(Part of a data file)
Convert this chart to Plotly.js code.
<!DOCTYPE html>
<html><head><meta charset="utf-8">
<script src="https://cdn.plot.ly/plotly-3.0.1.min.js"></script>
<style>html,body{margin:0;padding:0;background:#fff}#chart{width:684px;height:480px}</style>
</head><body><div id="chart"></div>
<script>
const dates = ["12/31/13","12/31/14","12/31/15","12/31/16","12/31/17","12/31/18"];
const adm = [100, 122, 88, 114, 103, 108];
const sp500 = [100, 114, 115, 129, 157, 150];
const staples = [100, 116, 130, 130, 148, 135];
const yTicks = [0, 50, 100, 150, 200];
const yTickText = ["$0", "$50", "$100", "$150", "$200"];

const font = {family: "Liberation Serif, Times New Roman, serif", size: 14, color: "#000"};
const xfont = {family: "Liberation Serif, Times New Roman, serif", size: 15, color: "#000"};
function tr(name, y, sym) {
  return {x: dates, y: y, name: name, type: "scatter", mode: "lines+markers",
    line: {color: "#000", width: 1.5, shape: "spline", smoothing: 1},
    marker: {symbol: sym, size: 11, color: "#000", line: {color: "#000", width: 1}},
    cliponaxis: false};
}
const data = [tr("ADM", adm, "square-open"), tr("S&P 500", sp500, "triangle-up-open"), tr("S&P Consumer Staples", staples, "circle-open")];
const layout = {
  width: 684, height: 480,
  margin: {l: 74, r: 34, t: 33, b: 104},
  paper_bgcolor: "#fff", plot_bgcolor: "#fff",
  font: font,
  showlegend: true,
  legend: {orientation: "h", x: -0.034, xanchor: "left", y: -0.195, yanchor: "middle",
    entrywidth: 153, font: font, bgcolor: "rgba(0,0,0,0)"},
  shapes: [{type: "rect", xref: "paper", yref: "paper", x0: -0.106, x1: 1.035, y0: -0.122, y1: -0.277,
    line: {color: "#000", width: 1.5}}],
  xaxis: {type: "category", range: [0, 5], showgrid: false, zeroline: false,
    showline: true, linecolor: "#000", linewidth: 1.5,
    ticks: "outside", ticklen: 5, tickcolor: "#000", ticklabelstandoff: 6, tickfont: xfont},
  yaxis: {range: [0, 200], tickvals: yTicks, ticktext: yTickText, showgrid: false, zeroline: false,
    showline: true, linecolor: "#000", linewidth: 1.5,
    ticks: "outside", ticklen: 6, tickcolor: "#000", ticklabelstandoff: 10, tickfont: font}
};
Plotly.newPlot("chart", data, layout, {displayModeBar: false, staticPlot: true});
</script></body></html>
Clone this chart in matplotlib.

_WHAT IS REQUIRED_: Report how many lines in the data include the word "chart", and give nothing but the count.

_ANSWER_: 5